Not that DM Insiders, or Readers, I think, are easily offended!!
The snake (nyoka) is not implicated, Gordon. Nyoko is a derogatory word for mother. Ka nyoko means your mother’s…
I have absolutely enjoyed this play with words. And now the T-shirts are out with variations of how to use the word. And I honestly cannot believe a complaint was laid – I always thought that what was said in a scrum/maul/ruck remained there!!

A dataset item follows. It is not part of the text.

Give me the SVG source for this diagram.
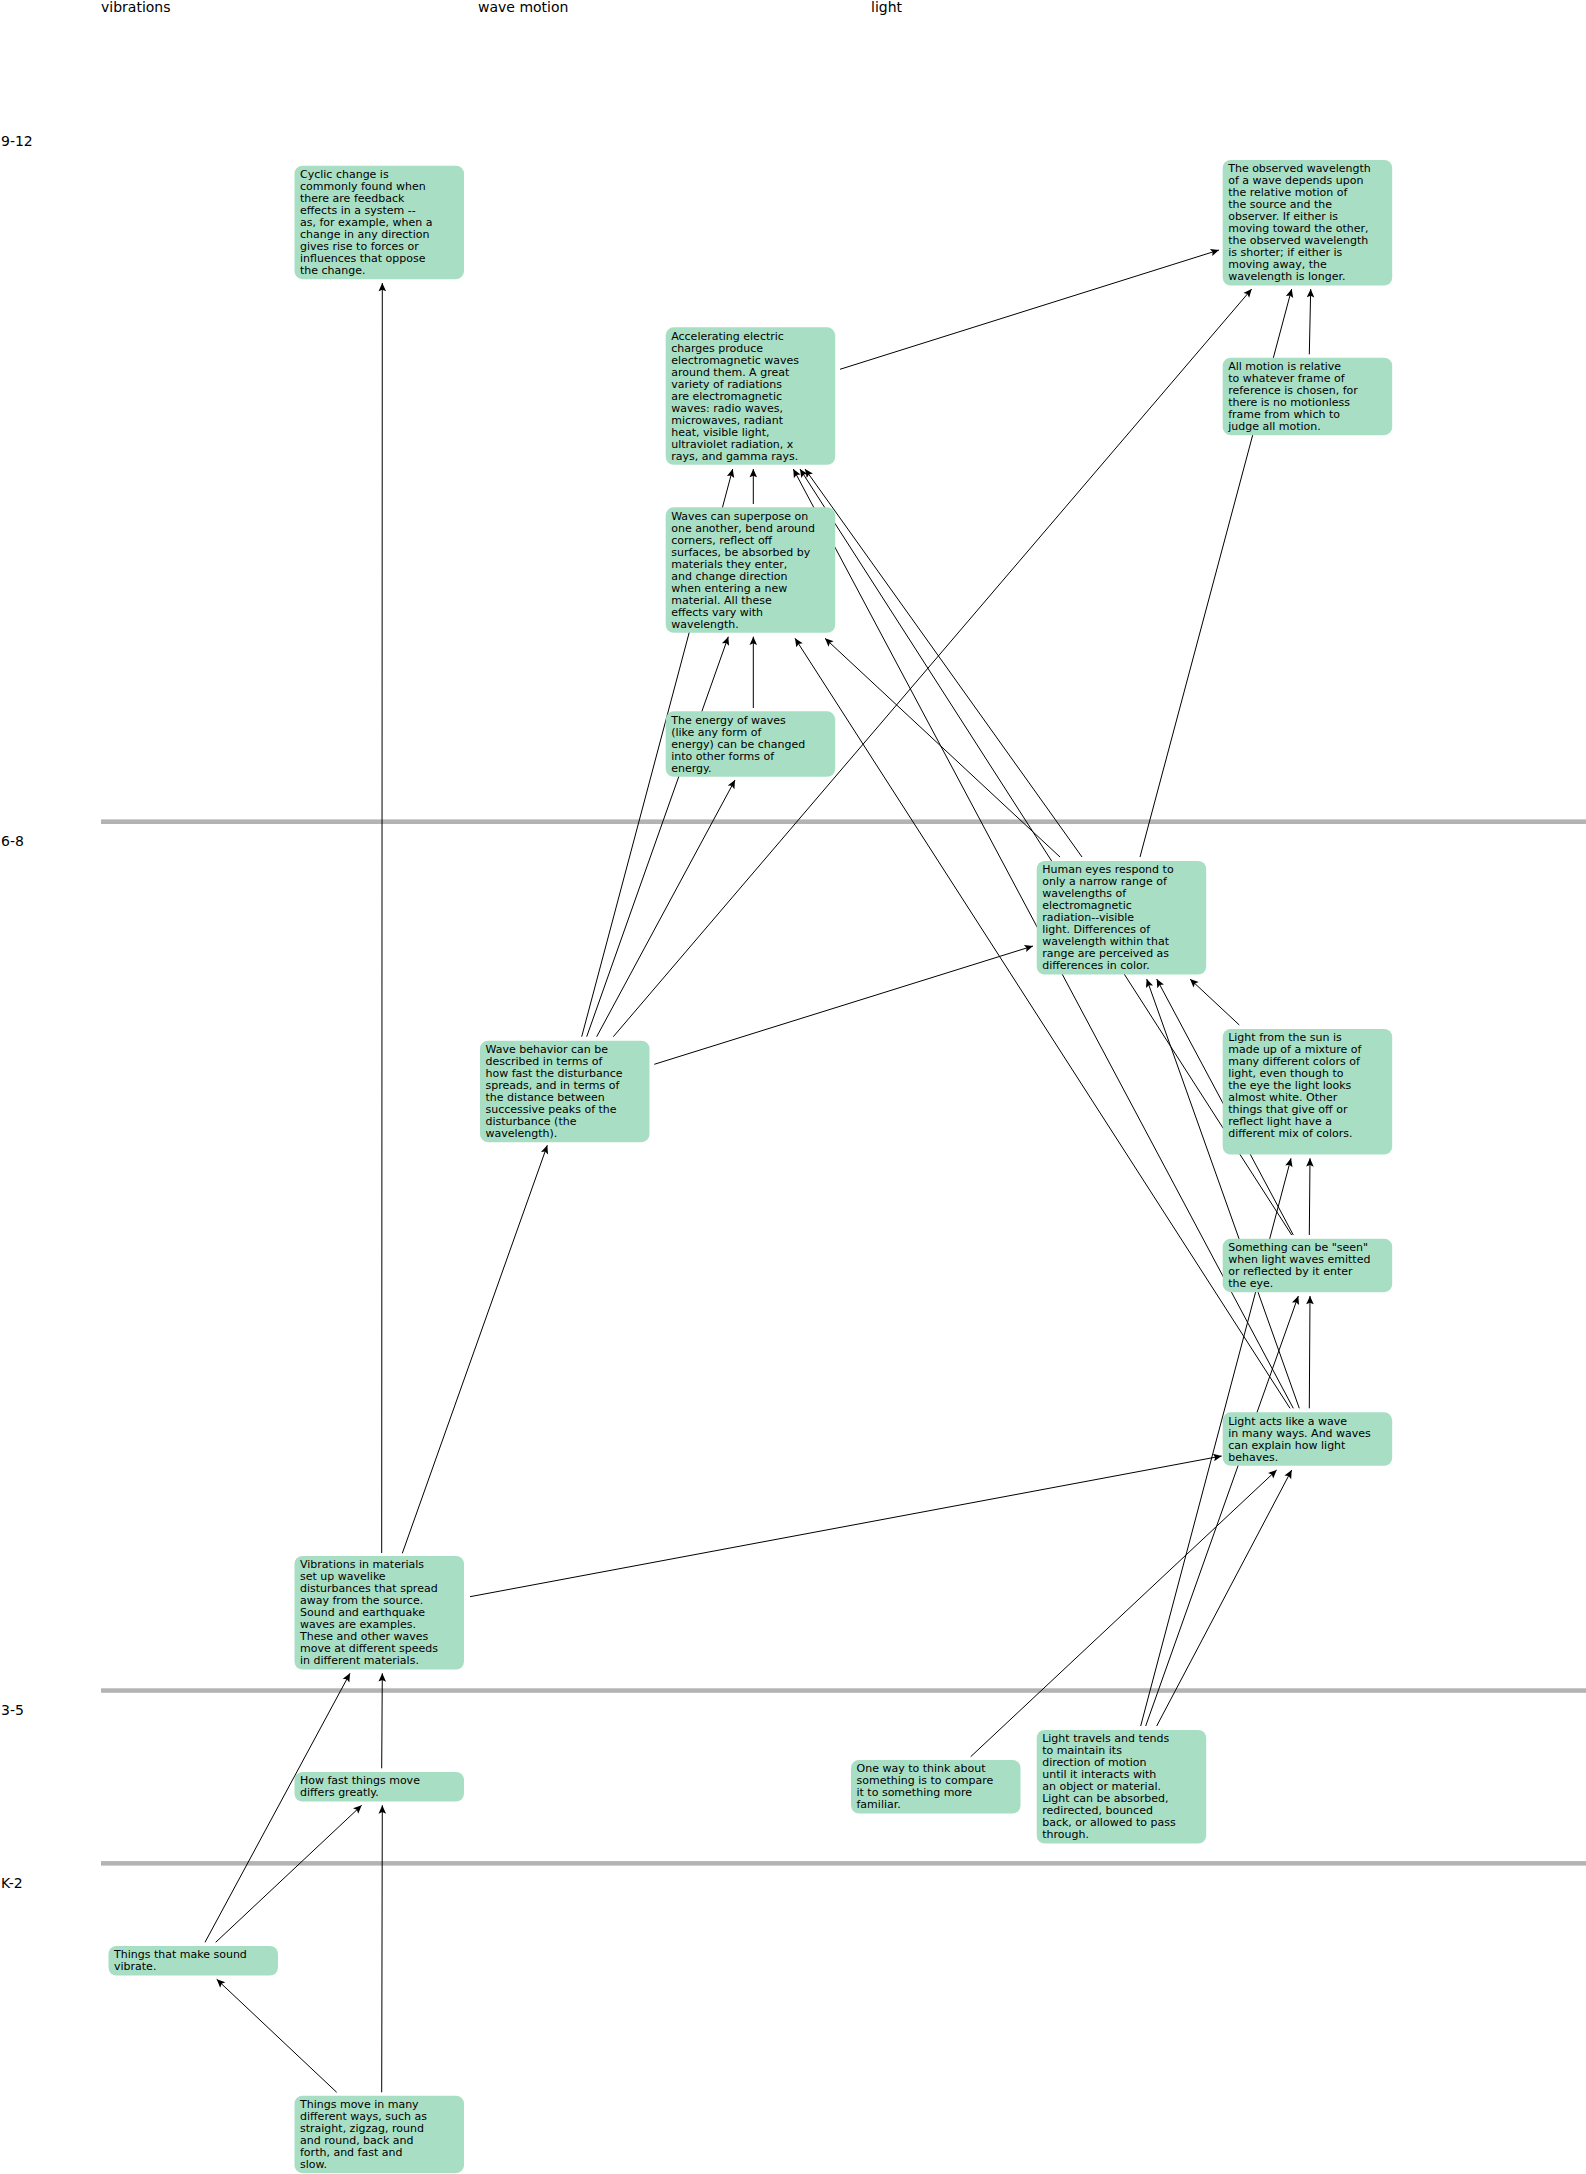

What a wonderful article. The word ‘Msunery’ needs to be added to the South African dictionary immediately! As a follow up article, somewhere down the line, and on the topic of mishearing something South African and assuming ‘It must be English’ – please put to bed once and for all the origins of the expression ‘My China’. A casual search on the internet will tell you that it is Cockney rhyming, which is very hard to believe (despite the millions and millions of Cockneys living in the townships here and the hundreds and hundreds of other instances of Cockney rhyming in our vernacular /S). It also fails the basic definition of Cockney rhyming: “… slang … based on taking a two-word expression which rhymes with the desired word and then using it as a substitute.” When last did you hear someone say either ‘Howzit my mate” or ‘Howzit my China plate’? I’m not saying impossible, I’m saying very, very unlikely. No, much more likely to be a mishearing of the Zulu ‘umshana’ (nephew) or a reference to actual Chinese people who ran the ‘Numbers Game’ in the townships where ‘China’ became synonymous with ‘luck’ – I’m waiting for my China. (See Pan Macmillan’s ‘The Joburg Book’, 2008. It’s literally a book, with a bibliography and everything.) If nothing else, the comments from the die-hard, unrepentant Anglophiles should make the article a worthwhile exercise, LOL.